Experiencing that unmet longing in my body is one of the most powerful aspects of fasting for me. I find the physical discomfort of an empty stomach a good reminder to ask these sorts of questions:
- What else does my body/being long for?
- Am I meeting those longings?
- Am I doing that in a way that is healthy, and helpful?
- Is there anything I want to change?
For me in fasting there is an invitation to reexamine. What do I long for? Where do I see the possibility of change? Where are my actions and my values misaligned? Perhaps questions like these feel more poignant now than usual.
The pangs of hunger you feel over the day are an invitation to reexamine what you would like to go back to when normality resumes.
Invitation To Be A Part
When we moved to Exeter back in January 2013 we had a 200 mile trip to get here. After doing the reverse journey the day before with an empty van, we loaded up and headed to Devon. We were, of course, greeted by rain and drizzle (which actually went on for another 12 days without stopping - it was Devon in the winter after all)
That evening we unloaded the van and carried everything up the 11 steps to our front door, in the rain. We were tired, fed up and ready to stop.
As we got to nearer the end of the van we got to the extra fun big and bulky bits of furniture. Just before tackling the oversized sofa a friend, who was very generously helping us, said to me in his thick Scottish accent “these are the days that form us”. Those words have stuck with me.
With rain and sweat dripping from our faces, lugging a ridiculous amount of stuff up a flight of stairs, we were suffering together. And it was shaping us.
There was something about choosing to do that together that was significant. There was something about it feeling difficult and tiring, and committing to it anyway, that brought us together.
In the grand scheme of things I know that moving house doesn’t really constitute suffering, no matter how many steps there are up to the front door. But in that moment it felt hard.
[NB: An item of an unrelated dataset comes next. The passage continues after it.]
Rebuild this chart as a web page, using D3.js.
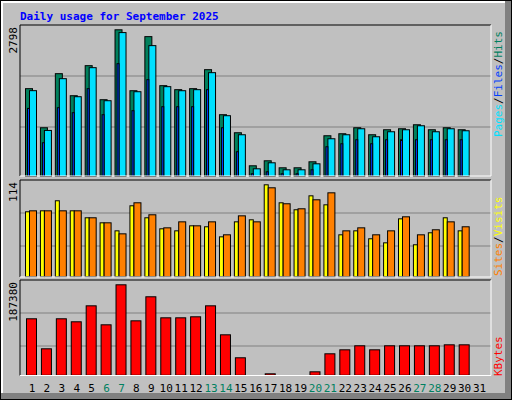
<!DOCTYPE html><html><head><meta charset="utf-8">
<script src="https://cdn.jsdelivr.net/npm/d3@7"></script>
<style>body{margin:0;background:#fff}</style></head><body><svg id="c" width="512" height="400"></svg>
<script>
const days=d3.range(1,32);
const weekend=[6,7,13,14,20,21,27,28];
const hits=[1679,936,1964,1545,2116,1469,2798,1640,2668,1736,1660,1679,2040,1184,841,213,308,175,175,289,784,822,936,803,898,917,993,898,936,898,0];
const files=[1641,885,1869,1526,2078,1450,2745,1621,2497,1717,1640,1660,1983,1165,803,156,270,137,137,251,727,803,917,765,860,898,974,860,917,879,0];
const pages=[1304,651,1317,1222,1679,1184,2154,1260,1850,1336,1336,1336,1660,936,480,61,99,61,61,137,575,632,708,632,708,708,708,708,708,708,0];
const visits=[80.7,81.9,94.3,81.9,73.3,67.1,57.2,88.1,73.3,59.7,57.2,63.4,62.2,49.8,68.3,70.8,114,91.8,83.2,100.4,89.3,52.3,57.2,47.4,42.4,72.0,40.0,54.8,73.3,57.2,0];
const sites=[81.9,81.9,81.9,81.9,73.3,67.1,53.5,91.8,77.0,60.9,68.3,63.4,68.3,52.3,75.7,68.3,110.3,90.6,84.4,95.5,104.1,57.2,60.9,52.3,57.2,74.5,52.3,58.5,68.3,62.2,0];
const kbytes=[117400,55600,117400,111200,144100,105000,187380,113200,162700,119400,119400,121500,144100,84400,37100,1000,4100,1000,1000,8200,45300,53500,61800,53500,61800,61800,61800,61800,63800,63800,0];
const maxLabels=["2798","114","187380"];

const svg=d3.select("#c");
const F="DejaVu Sans Mono, monospace";
// frame
svg.append("rect").attr("x",0).attr("y",0).attr("width",512).attr("height",400).attr("fill","#c0c0c0");
svg.append("rect").attr("x",0.5).attr("y",0.5).attr("width",511).attr("height",399).attr("fill","none").attr("stroke","#000");
svg.append("rect").attr("x",505).attr("y",1).attr("width",6).attr("height",398).attr("fill","#808080");
svg.append("rect").attr("x",1).attr("y",393).attr("width",510).attr("height",6).attr("fill","#808080");
svg.append("path").attr("d","M2,393V2H505").attr("stroke","#fff").attr("fill","none").attr("stroke-width",2);
svg.append("text").attr("x",20).attr("y",20).attr("font-family",F).attr("font-weight","bold").attr("font-size",11).attr("fill","#0000ff").text("Daily usage for September 2025");

const x=d3.scaleBand().domain(days).range([25,25+31*14.92]).padding(0);
const X0=20,X1=491;
const panels=[{t:25,b:176,max:2798,grid:[76,127]},{t:180,b:277,max:114,grid:[213,246]},{t:280,b:375.5,max:187380,grid:[313,346]}];
panels.forEach((p,i)=>{
  svg.append("rect").attr("x",X0).attr("y",p.t).attr("width",X1-X0).attr("height",p.b-p.t).attr("fill","#c0c0c0");
  p.grid.forEach(g=>svg.append("line").attr("x1",X0).attr("x2",X1).attr("y1",g).attr("y2",g).attr("stroke","#808080"));
  svg.append("text").attr("transform",`translate(17,${p.t+2}) rotate(-90)`).attr("text-anchor","end").attr("font-family",F).attr("font-size",11).attr("fill","#000").text(maxLabels[i]);
});
function bars(data,p,off,w,col){
  const y=d3.scaleLinear().domain([0,p.max]).range([p.b,p.b-147*(p.max===2798?1:0)]);
  const ys=p.max===2798?d3.scaleLinear().domain([0,p.max]).range([176.5,29.3]):
           p.max===114?d3.scaleLinear().domain([0,114]).range([276.7,184.3]):
           d3.scaleLinear().domain([0,187380]).range([375.3,284.3]);
  svg.append("g").selectAll("rect").data(data).join("rect").filter(d=>d>0)
   .attr("x",(d,i)=>x(days[i])+off+0.5).attr("width",w)
   .attr("y",d=>ys(d)+0.5).attr("height",d=>Math.max(0,ys(0)-ys(d)-0.5))
   .attr("fill",col).attr("stroke","#000");
}
bars(hits,panels[0],0,7,"#00805c");
bars(files,panels[0],4,7,"#00e0ff");
bars(pages,panels[0],2,2,"#0040ff");
bars(visits,panels[1],0,4,"#ffff00");
bars(sites,panels[1],4,7,"#ff8000");
bars(kbytes,panels[2],1,10,"#ff0000");
// panel borders
panels.forEach(p=>{
  svg.append("path").attr("d",`M${X0},${p.b}V${p.t}H${X1}`).attr("stroke","#000").attr("fill","none");
  svg.append("path").attr("d",`M${X0},${p.b}H${X1}V${p.t}`).attr("stroke","#fff").attr("fill","none");
});
// x labels
svg.append("g").selectAll("text").data(days).join("text")
 .attr("x",d=>x(d)+x.bandwidth()/2-0.5).attr("y",392).attr("text-anchor","middle").attr("font-family",F).attr("font-size",11)
 .attr("fill",d=>weekend.includes(d)?"#008060":"#000").text(d=>d);
// right labels
function rlab(parts,yEnd){
  const t=svg.append("text").attr("transform",`translate(502,${yEnd}) rotate(-90)`).attr("font-family",F).attr("font-size",11);
  parts.forEach(([s,c])=>t.append("tspan").attr("fill",c).text(s));
}
rlab([["Pages","#00e0ff"],["/","#000"],["Files","#0040ff"],["/","#000"],["Hits","#008060"]],137);
rlab([["Sites","#ff8000"],["/","#000"],["Visits","#ffff00"]],276);
rlab([["KBytes","#ff0000"]],376);
</script></body></html>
In the same way, voluntarily giving up food for a day when you know there is plenty waiting for you on the other side doesn’t really stack up against what we might see if we take just a moment to look around at the world we live in. However, for most of us fasting for a day will be hard. It will be suffering.
There is something significant about choosing to do that together. Even if fasting feels like a crazy, religious, outdated or pointless thing to be doing, standing with others that you trust who feel like it is important, is a powerful thing to do.
And so, in fasting this week there is an invitation for you to be a part.
There is an invitation to take your seat at the table and to join with something bigger than you. There is an invitation to suffer together, to stand together and to join together as one.
Want To Join Us?
So, if you would like to fast with us on Wednesday you are welcome to join us.
Whether any, or all, of the invitations above resonate with you or you want to join us for any other reason, you are welcome.
Fasting for a day feels like an achievable amount of time for me, but if achievable for you looks longer, shorter, or different, of course that’s ok. I usually have enough willpower to get through 24 hours (and for me it often does feel like “getting through”). So that’s what I’m going to do.
We’re going to gather at 8pm on Wednesday on zoom where we’ll have a chance to share some thoughts or reflections, then will break fast with communion together. Whether you fast or not, you are welcome to join us there too.